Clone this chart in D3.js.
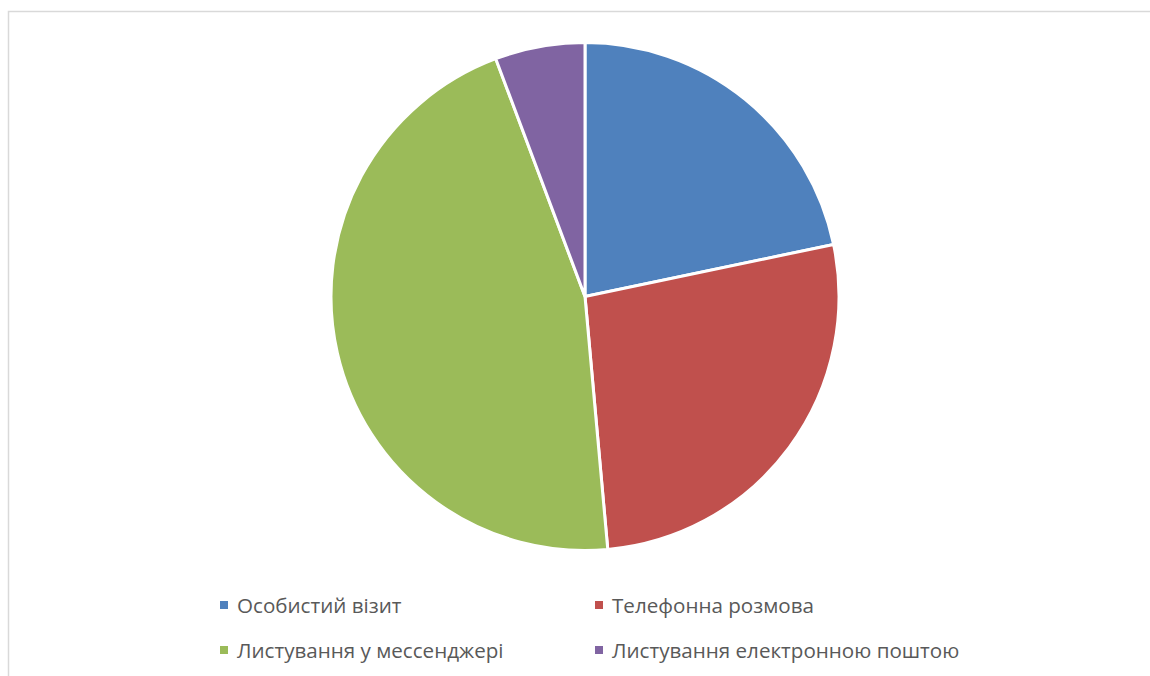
<!DOCTYPE html>
<html>
<head>
<meta charset="utf-8">
<script src="https://cdn.jsdelivr.net/npm/d3@7"></script>
<style>
  html, body { margin: 0; padding: 0; background: #fff; }
  svg { display: block; }
</style>
</head>
<body>
<svg id="chart" width="1150" height="676"></svg>
<script>
const categories = ["Особистий візит", "Телефонна розмова", "Листування у мессенджері", "Листування електронною поштою"];
const values = [38, 47, 80, 10];
const colors = ["#4f81bd", "#c0504d", "#9bbb59", "#8064a2"];

const svg = d3.select("#chart");
const W = 1150, H = 676;

// frame
svg.append("rect")
  .attr("x", 8.5).attr("y", 11.5)
  .attr("width", W).attr("height", H)
  .attr("fill", "#fff").attr("stroke", "#d9d9d9").attr("stroke-width", 1.5);

const cx = 585, cy = 296.5, r = 254;
const data = categories.map((c, i) => ({ name: c, value: values[i], color: colors[i] }));
const pie = d3.pie().value(d => d.value).sort(null);
const arc = d3.arc().innerRadius(0).outerRadius(r);

svg.append("g").attr("transform", `translate(${cx},${cy})`)
  .selectAll("path").data(pie(data)).join("path")
  .attr("d", arc)
  .attr("fill", d => d.data.color)
  .attr("stroke", "#fff")
  .attr("stroke-width", 3)
  .attr("stroke-linejoin", "round");

// legend
const legX = [220, 595], legY = [605, 650];
const leg = svg.append("g");
data.forEach((d, i) => {
  const x = legX[i % 2], y = legY[Math.floor(i / 2)];
  leg.append("rect").attr("x", x).attr("y", y - 4).attr("width", 8).attr("height", 8).attr("fill", d.color);
  leg.append("text").attr("x", x + 17).attr("y", y)
    .attr("dominant-baseline", "central")
    .attr("font-family", "'Open Sans', 'Noto Sans', sans-serif")
    .attr("font-size", 20.6)
    .attr("fill", "#595959")
    .text(d.name);
});
</script>
</body>
</html>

[YOUR INSTRUCTIONS]:
Copy the data word for word. Pictures do not go in the copy.

[ANSWER IN FULL]:
Clone this chart in D3.js.
<!DOCTYPE html>
<html>
<head>
<meta charset="utf-8">
<script src="https://cdn.jsdelivr.net/npm/d3@7"></script>
<style>
  html, body { margin: 0; padding: 0; background: #fff; }
  svg { display: block; }
</style>
</head>
<body>
<svg id="chart" width="1150" height="676"></svg>
<script>
const categories = ["Особистий візит", "Телефонна розмова", "Листування у мессенджері", "Листування електронною поштою"];
const values = [38, 47, 80, 10];
const colors = ["#4f81bd", "#c0504d", "#9bbb59", "#8064a2"];

const svg = d3.select("#chart");
const W = 1150, H = 676;

// frame
svg.append("rect")
  .attr("x", 8.5).attr("y", 11.5)
  .attr("width", W).attr("height", H)
  .attr("fill", "#fff").attr("stroke", "#d9d9d9").attr("stroke-width", 1.5);

const cx = 585, cy = 296.5, r = 254;
const data = categories.map((c, i) => ({ name: c, value: values[i], color: colors[i] }));
const pie = d3.pie().value(d => d.value).sort(null);
const arc = d3.arc().innerRadius(0).outerRadius(r);

svg.append("g").attr("transform", `translate(${cx},${cy})`)
  .selectAll("path").data(pie(data)).join("path")
  .attr("d", arc)
  .attr("fill", d => d.data.color)
  .attr("stroke", "#fff")
  .attr("stroke-width", 3)
  .attr("stroke-linejoin", "round");

// legend
const legX = [220, 595], legY = [605, 650];
const leg = svg.append("g");
data.forEach((d, i) => {
  const x = legX[i % 2], y = legY[Math.floor(i / 2)];
  leg.append("rect").attr("x", x).attr("y", y - 4).attr("width", 8).attr("height", 8).attr("fill", d.color);
  leg.append("text").attr("x", x + 17).attr("y", y)
    .attr("dominant-baseline", "central")
    .attr("font-family", "'Open Sans', 'Noto Sans', sans-serif")
    .attr("font-size", 20.6)
    .attr("fill", "#595959")
    .text(d.name);
});
</script>
</body>
</html>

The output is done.